What needs to be done: Give the listing again character for character, but drop the images.

Given information:
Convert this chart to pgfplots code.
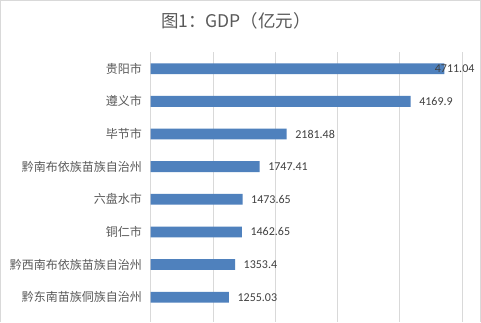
\documentclass[border=0pt]{standalone}
\usepackage{fontspec}
\setmainfont{Carlito}
\newfontfamily\cjk{Noto Sans CJK SC}
\usepackage{pgfplots}
\pgfplotsset{compat=1.18}
\definecolor{barblue}{HTML}{4F81BD}
\definecolor{gridgray}{HTML}{D9D9D9}
\definecolor{txtgray}{HTML}{595959}
\definecolor{lblgray}{HTML}{404040}
\begin{document}
\begin{tikzpicture}[x=1pt,y=1pt]
\useasboundingbox (0,0) rectangle (481,322);
\fill[white] (0,0) rectangle (481,322);
\draw[gridgray, line width=1pt] (0.5,0) -- (0.5,321.5) -- (480,321.5) -- (480,0);
\node[font=\cjk\fontsize{17.5}{20}\selectfont, text=txtgray] at (236,301) {图1：GDP（亿元）};
\begin{axis}[
  at={(150.7pt,0pt)}, anchor=south west,
  scale only axis, width=311.6pt, height=269.6pt,
  xmin=0, xmax=5000, ymin=0.5, ymax=8.76, y dir=reverse,
  axis line style={draw=none},
  xtick={0,1000,...,5000}, xticklabels={},
  xmajorgrids, grid style={gridgray, line width=1pt},
  major tick length=0pt,
  ytick={1,...,8},
  yticklabels={贵阳市,遵义市,毕节市,黔南布依族苗族自治州,六盘水市,铜仁市,黔西南布依族苗族自治州,黔东南苗族侗族自治州},
  yticklabel style={font=\cjk\fontsize{12}{14}\selectfont, text=txtgray, inner sep=0pt, anchor=east, xshift=-8.7pt},
  clip=false,
]
\addplot[xbar, bar width=10.8pt, bar shift=0pt, fill=barblue, draw=none] coordinates {
  (4711.04,1) (4169.9,2) (2181.48,3) (1747.41,4) (1473.65,5) (1462.65,6) (1353.4,7) (1255.03,8)
};
\addplot[draw=none, mark=none, point meta=explicit symbolic, nodes near coords,
  every node near coord/.style={anchor=west, inner sep=0pt, xshift=8.5pt, font=\fontsize{12}{14}\selectfont, text=lblgray}]
  coordinates {
  (4169.9,2) [4169.9] (2181.48,3) [2181.48] (1747.41,4) [1747.41] (1473.65,5) [1473.65] (1462.65,6) [1462.65] (1353.4,7) [1353.4] (1255.03,8) [1255.03]
};
\addplot[draw=none, mark=none, point meta=explicit symbolic, nodes near coords,
  every node near coord/.style={anchor=west, inner sep=0pt, xshift=-9.6pt, font=\fontsize{12}{14}\selectfont, text=lblgray}]
  coordinates {(4711.04,1) [4711.04]};
\end{axis}
\end{tikzpicture}
\end{document}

Response to this exercise:
Convert this chart to pgfplots code.
\documentclass[border=0pt]{standalone}
\usepackage{fontspec}
\setmainfont{Carlito}
\newfontfamily\cjk{Noto Sans CJK SC}
\usepackage{pgfplots}
\pgfplotsset{compat=1.18}
\definecolor{barblue}{HTML}{4F81BD}
\definecolor{gridgray}{HTML}{D9D9D9}
\definecolor{txtgray}{HTML}{595959}
\definecolor{lblgray}{HTML}{404040}
\begin{document}
\begin{tikzpicture}[x=1pt,y=1pt]
\useasboundingbox (0,0) rectangle (481,322);
\fill[white] (0,0) rectangle (481,322);
\draw[gridgray, line width=1pt] (0.5,0) -- (0.5,321.5) -- (480,321.5) -- (480,0);
\node[font=\cjk\fontsize{17.5}{20}\selectfont, text=txtgray] at (236,301) {图1：GDP（亿元）};
\begin{axis}[
  at={(150.7pt,0pt)}, anchor=south west,
  scale only axis, width=311.6pt, height=269.6pt,
  xmin=0, xmax=5000, ymin=0.5, ymax=8.76, y dir=reverse,
  axis line style={draw=none},
  xtick={0,1000,...,5000}, xticklabels={},
  xmajorgrids, grid style={gridgray, line width=1pt},
  major tick length=0pt,
  ytick={1,...,8},
  yticklabels={贵阳市,遵义市,毕节市,黔南布依族苗族自治州,六盘水市,铜仁市,黔西南布依族苗族自治州,黔东南苗族侗族自治州},
  yticklabel style={font=\cjk\fontsize{12}{14}\selectfont, text=txtgray, inner sep=0pt, anchor=east, xshift=-8.7pt},
  clip=false,
]
\addplot[xbar, bar width=10.8pt, bar shift=0pt, fill=barblue, draw=none] coordinates {
  (4711.04,1) (4169.9,2) (2181.48,3) (1747.41,4) (1473.65,5) (1462.65,6) (1353.4,7) (1255.03,8)
};
\addplot[draw=none, mark=none, point meta=explicit symbolic, nodes near coords,
  every node near coord/.style={anchor=west, inner sep=0pt, xshift=8.5pt, font=\fontsize{12}{14}\selectfont, text=lblgray}]
  coordinates {
  (4169.9,2) [4169.9] (2181.48,3) [2181.48] (1747.41,4) [1747.41] (1473.65,5) [1473.65] (1462.65,6) [1462.65] (1353.4,7) [1353.4] (1255.03,8) [1255.03]
};
\addplot[draw=none, mark=none, point meta=explicit symbolic, nodes near coords,
  every node near coord/.style={anchor=west, inner sep=0pt, xshift=-9.6pt, font=\fontsize{12}{14}\selectfont, text=lblgray}]
  coordinates {(4711.04,1) [4711.04]};
\end{axis}
\end{tikzpicture}
\end{document}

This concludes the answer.